---------- ROWS ----------

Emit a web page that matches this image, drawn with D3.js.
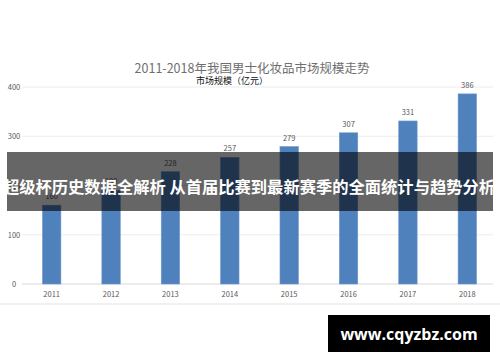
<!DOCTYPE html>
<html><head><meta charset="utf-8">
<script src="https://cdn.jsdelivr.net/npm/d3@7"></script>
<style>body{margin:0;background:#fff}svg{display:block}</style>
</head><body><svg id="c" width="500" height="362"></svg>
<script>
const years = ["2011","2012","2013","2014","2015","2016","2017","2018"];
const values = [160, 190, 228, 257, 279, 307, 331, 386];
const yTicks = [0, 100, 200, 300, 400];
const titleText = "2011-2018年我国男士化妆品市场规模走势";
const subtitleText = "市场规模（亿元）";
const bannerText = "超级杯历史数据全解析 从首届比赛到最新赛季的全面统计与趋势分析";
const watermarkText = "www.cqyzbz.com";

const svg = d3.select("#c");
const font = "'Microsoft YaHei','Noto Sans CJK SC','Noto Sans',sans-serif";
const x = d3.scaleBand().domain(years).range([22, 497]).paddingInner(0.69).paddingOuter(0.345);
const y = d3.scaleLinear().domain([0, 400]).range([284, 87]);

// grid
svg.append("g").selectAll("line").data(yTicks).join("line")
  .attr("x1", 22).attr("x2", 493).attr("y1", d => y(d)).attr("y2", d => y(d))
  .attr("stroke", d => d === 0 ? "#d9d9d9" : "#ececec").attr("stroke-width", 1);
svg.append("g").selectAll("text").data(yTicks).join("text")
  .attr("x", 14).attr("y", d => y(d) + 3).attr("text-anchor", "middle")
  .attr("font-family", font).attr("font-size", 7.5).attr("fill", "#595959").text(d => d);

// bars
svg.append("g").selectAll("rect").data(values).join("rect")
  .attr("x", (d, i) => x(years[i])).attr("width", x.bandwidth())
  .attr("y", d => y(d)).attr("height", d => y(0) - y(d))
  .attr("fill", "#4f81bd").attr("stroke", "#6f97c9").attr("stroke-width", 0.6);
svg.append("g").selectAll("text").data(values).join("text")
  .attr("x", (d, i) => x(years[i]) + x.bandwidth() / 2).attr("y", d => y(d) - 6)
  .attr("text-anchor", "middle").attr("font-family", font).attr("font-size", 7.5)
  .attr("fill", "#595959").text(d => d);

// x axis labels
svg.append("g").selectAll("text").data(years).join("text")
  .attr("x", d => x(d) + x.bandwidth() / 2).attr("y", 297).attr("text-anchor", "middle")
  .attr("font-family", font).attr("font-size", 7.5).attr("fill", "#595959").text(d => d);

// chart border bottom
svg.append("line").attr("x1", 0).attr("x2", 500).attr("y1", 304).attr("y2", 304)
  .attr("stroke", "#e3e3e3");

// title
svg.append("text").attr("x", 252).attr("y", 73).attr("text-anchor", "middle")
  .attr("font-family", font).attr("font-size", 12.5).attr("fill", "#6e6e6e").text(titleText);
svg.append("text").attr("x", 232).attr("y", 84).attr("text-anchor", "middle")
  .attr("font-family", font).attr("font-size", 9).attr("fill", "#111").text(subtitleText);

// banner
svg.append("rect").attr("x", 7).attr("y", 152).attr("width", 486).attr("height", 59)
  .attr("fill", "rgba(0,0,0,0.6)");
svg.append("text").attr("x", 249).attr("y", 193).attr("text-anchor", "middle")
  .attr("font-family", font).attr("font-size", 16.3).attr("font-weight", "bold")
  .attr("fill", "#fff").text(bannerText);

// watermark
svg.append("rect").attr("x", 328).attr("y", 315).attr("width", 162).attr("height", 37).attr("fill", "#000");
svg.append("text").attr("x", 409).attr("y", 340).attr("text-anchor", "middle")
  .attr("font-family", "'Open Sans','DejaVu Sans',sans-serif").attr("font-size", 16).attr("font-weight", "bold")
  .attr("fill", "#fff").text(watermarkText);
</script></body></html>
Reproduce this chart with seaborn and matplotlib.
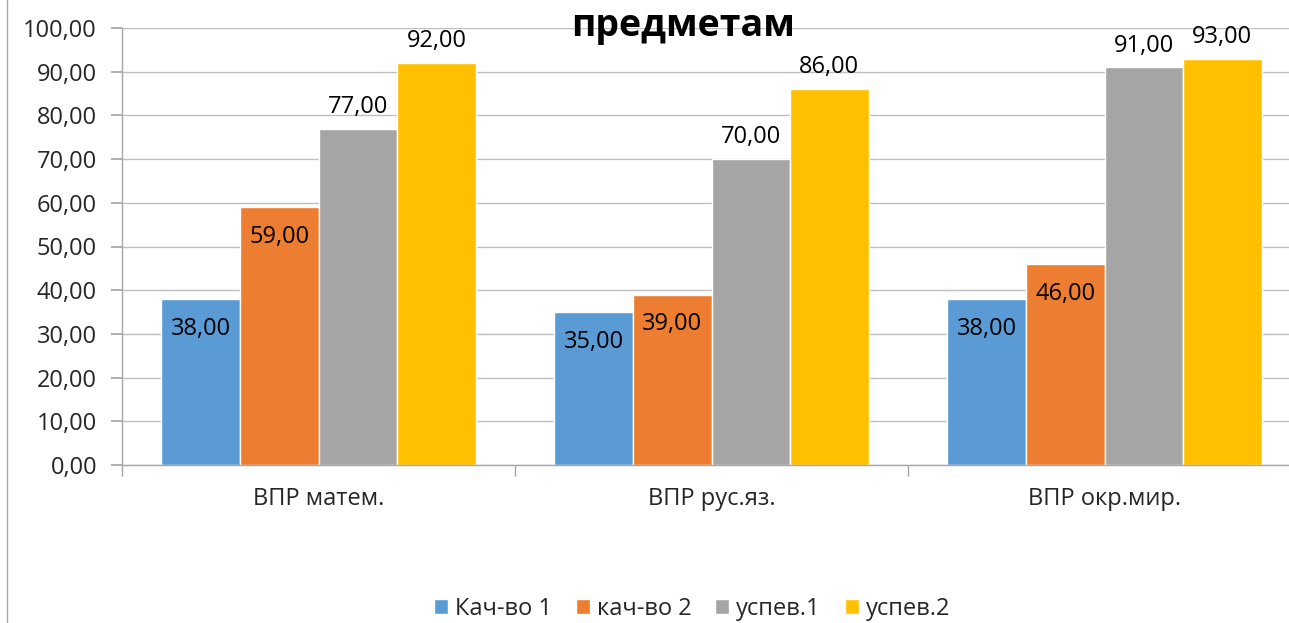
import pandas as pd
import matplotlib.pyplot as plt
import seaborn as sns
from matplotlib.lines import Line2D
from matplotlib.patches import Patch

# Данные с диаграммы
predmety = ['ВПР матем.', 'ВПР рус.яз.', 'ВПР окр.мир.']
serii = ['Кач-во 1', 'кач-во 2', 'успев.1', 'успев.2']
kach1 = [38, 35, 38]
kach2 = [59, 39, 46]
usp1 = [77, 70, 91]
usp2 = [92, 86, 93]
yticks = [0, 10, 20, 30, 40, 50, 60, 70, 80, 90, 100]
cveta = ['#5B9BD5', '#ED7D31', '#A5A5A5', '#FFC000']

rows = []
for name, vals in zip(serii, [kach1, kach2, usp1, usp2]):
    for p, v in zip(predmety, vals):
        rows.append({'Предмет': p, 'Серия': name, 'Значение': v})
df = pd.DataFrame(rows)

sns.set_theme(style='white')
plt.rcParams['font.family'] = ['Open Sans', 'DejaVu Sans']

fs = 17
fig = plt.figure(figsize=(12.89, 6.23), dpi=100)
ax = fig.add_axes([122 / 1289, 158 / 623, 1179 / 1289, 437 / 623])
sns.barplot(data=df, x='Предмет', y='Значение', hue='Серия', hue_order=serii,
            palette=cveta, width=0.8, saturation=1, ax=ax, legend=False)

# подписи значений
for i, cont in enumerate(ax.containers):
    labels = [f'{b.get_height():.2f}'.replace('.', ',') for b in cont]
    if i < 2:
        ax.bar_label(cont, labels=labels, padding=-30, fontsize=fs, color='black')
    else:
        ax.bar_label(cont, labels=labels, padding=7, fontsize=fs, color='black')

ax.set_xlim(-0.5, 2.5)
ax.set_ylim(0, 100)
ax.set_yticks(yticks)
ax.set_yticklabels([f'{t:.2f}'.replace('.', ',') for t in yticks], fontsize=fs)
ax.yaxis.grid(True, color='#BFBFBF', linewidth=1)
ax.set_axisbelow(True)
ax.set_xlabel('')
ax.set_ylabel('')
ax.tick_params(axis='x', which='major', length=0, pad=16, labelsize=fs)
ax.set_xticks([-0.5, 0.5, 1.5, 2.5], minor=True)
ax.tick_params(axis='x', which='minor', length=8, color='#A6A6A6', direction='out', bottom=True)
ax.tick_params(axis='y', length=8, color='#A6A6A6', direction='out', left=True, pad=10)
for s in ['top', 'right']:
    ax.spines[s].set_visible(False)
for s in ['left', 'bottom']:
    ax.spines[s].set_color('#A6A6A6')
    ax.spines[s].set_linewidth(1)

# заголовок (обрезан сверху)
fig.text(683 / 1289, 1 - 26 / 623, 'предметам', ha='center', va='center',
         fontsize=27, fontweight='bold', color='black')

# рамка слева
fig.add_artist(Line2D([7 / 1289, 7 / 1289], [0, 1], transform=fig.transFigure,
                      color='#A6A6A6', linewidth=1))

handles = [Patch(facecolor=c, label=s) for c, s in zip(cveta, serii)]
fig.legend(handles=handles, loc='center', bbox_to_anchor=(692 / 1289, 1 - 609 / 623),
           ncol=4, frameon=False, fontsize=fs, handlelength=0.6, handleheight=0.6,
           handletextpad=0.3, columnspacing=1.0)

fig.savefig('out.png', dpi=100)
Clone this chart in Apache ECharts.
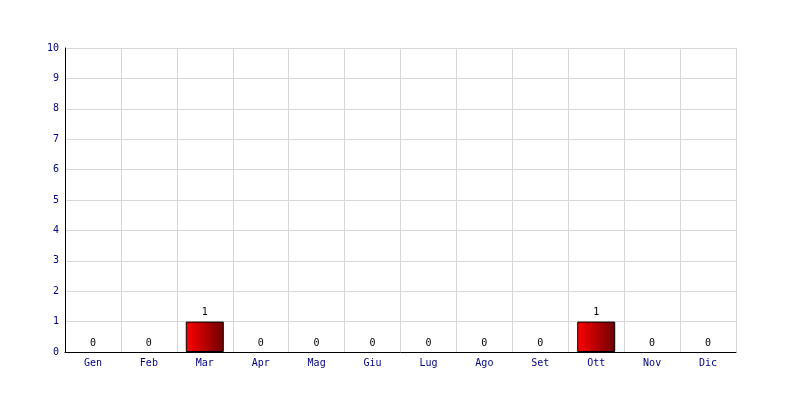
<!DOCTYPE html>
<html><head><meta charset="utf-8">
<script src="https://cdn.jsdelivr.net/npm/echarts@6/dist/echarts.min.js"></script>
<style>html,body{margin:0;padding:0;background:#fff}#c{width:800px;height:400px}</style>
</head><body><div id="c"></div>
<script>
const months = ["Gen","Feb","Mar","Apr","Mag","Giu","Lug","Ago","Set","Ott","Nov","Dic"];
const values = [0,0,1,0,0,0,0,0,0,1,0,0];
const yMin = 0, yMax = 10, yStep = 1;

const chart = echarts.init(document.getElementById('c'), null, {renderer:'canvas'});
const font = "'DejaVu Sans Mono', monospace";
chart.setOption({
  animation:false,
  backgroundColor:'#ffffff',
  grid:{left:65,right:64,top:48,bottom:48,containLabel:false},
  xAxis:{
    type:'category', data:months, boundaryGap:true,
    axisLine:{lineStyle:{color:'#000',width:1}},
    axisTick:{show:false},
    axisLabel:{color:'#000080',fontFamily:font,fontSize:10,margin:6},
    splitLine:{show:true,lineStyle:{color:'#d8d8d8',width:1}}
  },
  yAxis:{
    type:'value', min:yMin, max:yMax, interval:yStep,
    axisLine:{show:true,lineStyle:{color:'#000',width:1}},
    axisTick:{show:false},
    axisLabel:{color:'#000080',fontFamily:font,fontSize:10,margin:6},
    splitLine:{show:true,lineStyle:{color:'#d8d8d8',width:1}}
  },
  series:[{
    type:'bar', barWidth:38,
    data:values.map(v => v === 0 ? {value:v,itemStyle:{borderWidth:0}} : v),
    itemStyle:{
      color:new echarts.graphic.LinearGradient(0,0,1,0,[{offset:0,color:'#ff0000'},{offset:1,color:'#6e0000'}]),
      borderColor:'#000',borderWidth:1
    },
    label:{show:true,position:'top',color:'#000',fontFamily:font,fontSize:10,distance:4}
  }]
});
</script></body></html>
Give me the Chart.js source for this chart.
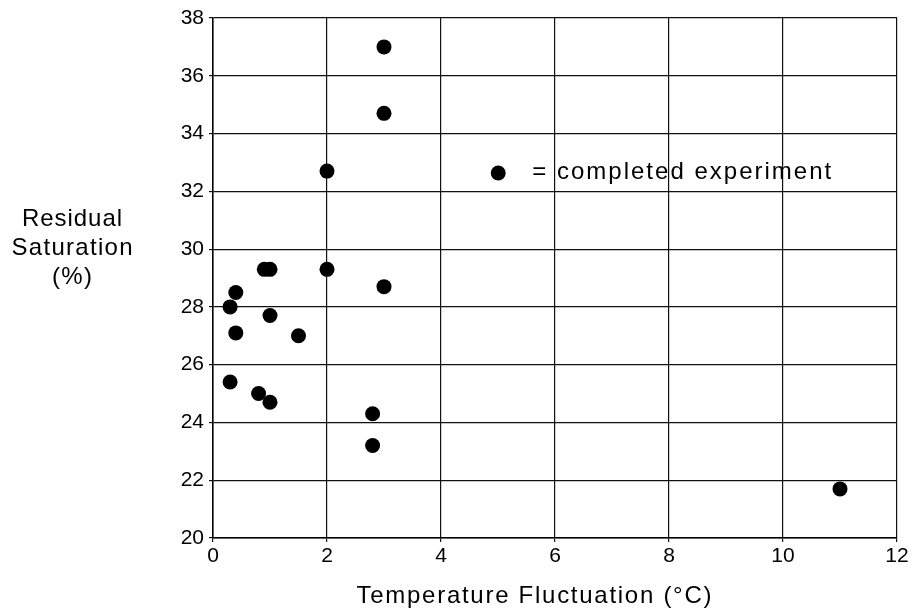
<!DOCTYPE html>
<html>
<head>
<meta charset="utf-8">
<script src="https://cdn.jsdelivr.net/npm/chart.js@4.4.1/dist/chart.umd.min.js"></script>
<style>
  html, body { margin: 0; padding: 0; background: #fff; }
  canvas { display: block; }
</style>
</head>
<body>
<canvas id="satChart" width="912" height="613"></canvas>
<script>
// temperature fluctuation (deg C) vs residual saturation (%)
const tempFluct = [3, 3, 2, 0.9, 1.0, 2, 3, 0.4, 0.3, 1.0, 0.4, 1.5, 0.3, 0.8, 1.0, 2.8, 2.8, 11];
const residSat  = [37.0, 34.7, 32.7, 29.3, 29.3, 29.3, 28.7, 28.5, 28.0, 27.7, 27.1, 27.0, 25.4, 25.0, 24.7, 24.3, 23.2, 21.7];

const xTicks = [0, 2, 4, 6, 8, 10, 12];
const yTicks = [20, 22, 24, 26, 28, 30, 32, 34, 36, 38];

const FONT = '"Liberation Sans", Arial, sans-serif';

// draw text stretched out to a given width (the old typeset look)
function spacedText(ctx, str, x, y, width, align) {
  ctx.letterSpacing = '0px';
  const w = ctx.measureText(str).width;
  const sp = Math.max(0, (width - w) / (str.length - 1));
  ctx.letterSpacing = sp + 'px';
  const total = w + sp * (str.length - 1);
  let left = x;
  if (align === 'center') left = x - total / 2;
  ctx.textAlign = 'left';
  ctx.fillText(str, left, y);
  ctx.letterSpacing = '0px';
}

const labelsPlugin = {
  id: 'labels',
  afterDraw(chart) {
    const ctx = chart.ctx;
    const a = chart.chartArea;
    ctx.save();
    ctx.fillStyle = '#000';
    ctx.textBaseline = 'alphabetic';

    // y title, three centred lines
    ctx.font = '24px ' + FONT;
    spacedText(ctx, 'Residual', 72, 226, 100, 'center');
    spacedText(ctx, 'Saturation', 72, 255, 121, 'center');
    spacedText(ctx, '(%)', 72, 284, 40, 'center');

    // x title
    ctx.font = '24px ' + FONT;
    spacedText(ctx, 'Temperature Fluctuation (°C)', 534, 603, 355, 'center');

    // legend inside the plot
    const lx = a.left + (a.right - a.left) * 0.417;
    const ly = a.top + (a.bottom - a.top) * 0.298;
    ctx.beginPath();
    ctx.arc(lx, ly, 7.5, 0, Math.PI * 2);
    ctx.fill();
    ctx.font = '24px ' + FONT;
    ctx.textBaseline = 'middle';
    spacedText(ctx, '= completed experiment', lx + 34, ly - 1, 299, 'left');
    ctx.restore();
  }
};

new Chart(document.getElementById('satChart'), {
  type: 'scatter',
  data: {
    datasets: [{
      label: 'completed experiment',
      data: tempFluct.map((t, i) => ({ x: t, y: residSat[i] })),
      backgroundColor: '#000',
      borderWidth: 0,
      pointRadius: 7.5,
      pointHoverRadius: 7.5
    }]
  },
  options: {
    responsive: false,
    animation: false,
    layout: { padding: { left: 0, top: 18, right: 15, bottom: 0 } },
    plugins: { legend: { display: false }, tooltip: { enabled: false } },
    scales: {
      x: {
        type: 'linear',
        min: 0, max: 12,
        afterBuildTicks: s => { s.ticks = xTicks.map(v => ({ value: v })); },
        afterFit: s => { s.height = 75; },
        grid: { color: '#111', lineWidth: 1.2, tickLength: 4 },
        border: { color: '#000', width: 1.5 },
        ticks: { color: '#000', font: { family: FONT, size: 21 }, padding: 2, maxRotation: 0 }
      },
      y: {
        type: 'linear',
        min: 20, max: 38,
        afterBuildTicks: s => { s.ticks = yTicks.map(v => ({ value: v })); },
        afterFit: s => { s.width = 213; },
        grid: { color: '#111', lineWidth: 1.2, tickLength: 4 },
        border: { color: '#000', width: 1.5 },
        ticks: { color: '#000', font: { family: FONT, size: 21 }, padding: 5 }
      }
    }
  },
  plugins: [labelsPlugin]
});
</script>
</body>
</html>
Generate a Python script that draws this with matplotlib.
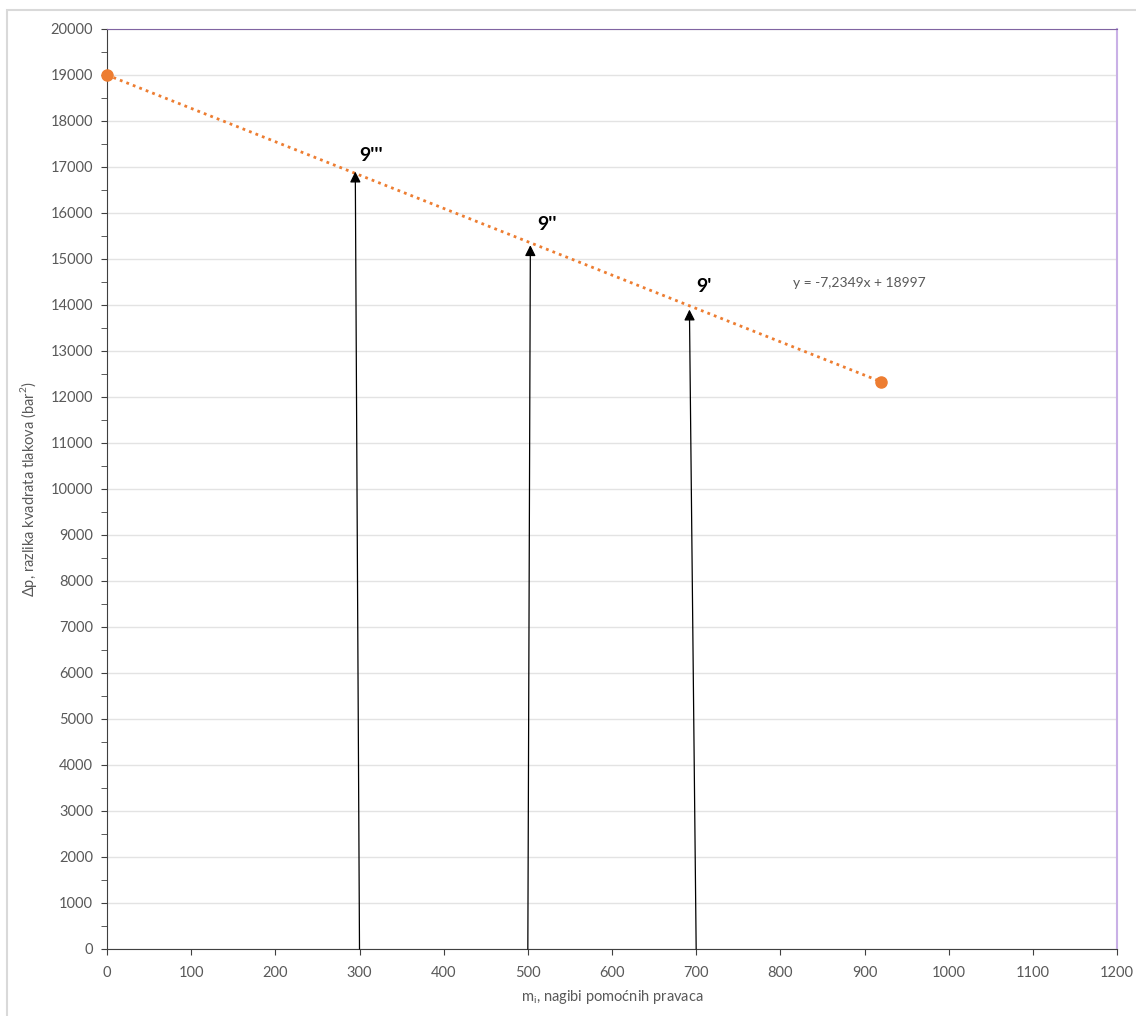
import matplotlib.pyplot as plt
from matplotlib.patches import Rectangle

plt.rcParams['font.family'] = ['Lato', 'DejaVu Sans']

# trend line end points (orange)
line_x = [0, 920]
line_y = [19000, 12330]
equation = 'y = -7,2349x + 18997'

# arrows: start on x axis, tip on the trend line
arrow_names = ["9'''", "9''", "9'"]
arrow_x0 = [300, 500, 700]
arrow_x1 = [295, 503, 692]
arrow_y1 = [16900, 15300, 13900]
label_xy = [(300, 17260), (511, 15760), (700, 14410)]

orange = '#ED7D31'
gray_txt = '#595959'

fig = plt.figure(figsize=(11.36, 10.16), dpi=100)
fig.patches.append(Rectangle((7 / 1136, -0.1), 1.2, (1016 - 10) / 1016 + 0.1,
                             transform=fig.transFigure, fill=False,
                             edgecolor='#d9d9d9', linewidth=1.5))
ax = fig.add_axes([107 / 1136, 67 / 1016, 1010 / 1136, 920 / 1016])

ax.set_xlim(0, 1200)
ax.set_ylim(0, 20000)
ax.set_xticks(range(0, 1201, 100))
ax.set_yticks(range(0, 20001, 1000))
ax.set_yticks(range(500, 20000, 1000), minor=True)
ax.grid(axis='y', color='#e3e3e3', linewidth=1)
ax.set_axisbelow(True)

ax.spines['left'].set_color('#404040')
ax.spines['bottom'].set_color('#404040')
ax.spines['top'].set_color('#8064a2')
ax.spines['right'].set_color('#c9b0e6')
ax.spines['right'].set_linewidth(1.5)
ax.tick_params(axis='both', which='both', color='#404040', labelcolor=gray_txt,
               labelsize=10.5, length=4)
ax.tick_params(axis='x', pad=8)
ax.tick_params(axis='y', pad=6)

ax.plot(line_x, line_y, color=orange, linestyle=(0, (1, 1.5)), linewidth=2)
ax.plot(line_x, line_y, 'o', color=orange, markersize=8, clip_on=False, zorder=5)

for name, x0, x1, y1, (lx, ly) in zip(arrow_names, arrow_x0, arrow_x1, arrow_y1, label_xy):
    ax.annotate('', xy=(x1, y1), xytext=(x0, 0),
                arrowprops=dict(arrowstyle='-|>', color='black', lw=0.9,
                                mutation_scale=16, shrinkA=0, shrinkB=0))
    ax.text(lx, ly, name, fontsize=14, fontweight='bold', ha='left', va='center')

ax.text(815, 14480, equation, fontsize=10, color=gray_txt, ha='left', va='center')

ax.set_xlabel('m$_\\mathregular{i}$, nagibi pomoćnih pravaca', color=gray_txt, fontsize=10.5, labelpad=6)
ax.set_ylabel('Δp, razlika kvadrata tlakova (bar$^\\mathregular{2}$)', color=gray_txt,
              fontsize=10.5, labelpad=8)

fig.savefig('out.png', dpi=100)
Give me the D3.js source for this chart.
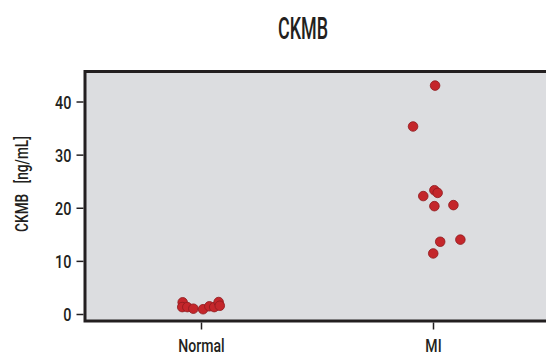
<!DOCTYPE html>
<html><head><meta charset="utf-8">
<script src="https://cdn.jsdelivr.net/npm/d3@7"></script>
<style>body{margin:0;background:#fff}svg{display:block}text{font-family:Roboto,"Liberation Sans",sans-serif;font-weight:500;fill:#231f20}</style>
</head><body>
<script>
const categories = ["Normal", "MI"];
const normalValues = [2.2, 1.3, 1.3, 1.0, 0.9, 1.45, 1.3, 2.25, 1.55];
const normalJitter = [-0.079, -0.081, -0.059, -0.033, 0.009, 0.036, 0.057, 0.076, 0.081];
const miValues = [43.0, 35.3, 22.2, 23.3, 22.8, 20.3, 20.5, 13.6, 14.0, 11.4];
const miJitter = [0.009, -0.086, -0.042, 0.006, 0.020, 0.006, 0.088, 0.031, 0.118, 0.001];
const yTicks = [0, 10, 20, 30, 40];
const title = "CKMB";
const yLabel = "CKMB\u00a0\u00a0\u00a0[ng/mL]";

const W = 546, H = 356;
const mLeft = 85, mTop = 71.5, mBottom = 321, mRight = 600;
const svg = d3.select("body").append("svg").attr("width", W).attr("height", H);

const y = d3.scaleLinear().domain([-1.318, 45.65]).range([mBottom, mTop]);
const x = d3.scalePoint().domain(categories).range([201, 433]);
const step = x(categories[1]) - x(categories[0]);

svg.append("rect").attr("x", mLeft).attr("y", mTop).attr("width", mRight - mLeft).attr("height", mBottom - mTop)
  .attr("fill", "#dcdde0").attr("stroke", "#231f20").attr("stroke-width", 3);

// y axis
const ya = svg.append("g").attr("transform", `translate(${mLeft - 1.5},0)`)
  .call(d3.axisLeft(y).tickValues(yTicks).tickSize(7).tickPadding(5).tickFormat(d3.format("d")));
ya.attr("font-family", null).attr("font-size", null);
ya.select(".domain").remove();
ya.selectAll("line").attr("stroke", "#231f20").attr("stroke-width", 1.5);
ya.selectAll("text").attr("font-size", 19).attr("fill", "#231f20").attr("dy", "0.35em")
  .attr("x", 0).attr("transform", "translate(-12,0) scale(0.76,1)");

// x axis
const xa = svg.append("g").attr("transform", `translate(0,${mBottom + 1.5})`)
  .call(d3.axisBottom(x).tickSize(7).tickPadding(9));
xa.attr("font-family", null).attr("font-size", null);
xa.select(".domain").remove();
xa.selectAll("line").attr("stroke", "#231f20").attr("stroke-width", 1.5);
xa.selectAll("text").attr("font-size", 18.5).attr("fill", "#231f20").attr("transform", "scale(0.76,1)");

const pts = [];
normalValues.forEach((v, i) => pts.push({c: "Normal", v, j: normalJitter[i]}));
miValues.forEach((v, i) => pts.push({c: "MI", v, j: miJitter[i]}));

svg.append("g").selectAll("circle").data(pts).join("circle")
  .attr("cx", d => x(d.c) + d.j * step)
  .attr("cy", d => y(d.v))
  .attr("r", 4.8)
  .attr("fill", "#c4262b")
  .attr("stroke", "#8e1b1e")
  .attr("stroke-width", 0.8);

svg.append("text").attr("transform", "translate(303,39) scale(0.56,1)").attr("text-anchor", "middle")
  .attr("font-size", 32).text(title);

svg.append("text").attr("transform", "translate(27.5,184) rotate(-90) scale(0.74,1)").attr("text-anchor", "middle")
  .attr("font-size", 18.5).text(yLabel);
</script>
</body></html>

----------

• **PROBLEM REQUIREMENTS**
Your job is to reproduce the lines from the one with "Clone this chart in Apache ECharts." through the one with "const yMin = 0, yMax = 10, yStep = 1;", both kept, exactly as they are. Leave out the pictures.

• **THE SOLUTION**
Clone this chart in Apache ECharts.
<!DOCTYPE html>
<html><head><meta charset="utf-8">
<script src="https://cdn.jsdelivr.net/npm/echarts@6/dist/echarts.min.js"></script>
<style>html,body{margin:0;padding:0;background:#fff}#c{width:800px;height:400px}</style>
</head><body><div id="c"></div>
<script>
const months = ["Gen","Feb","Mar","Apr","Mag","Giu","Lug","Ago","Set","Ott","Nov","Dic"];
const values = [0,0,1,0,0,0,0,0,0,1,0,0];
const yMin = 0, yMax = 10, yStep = 1;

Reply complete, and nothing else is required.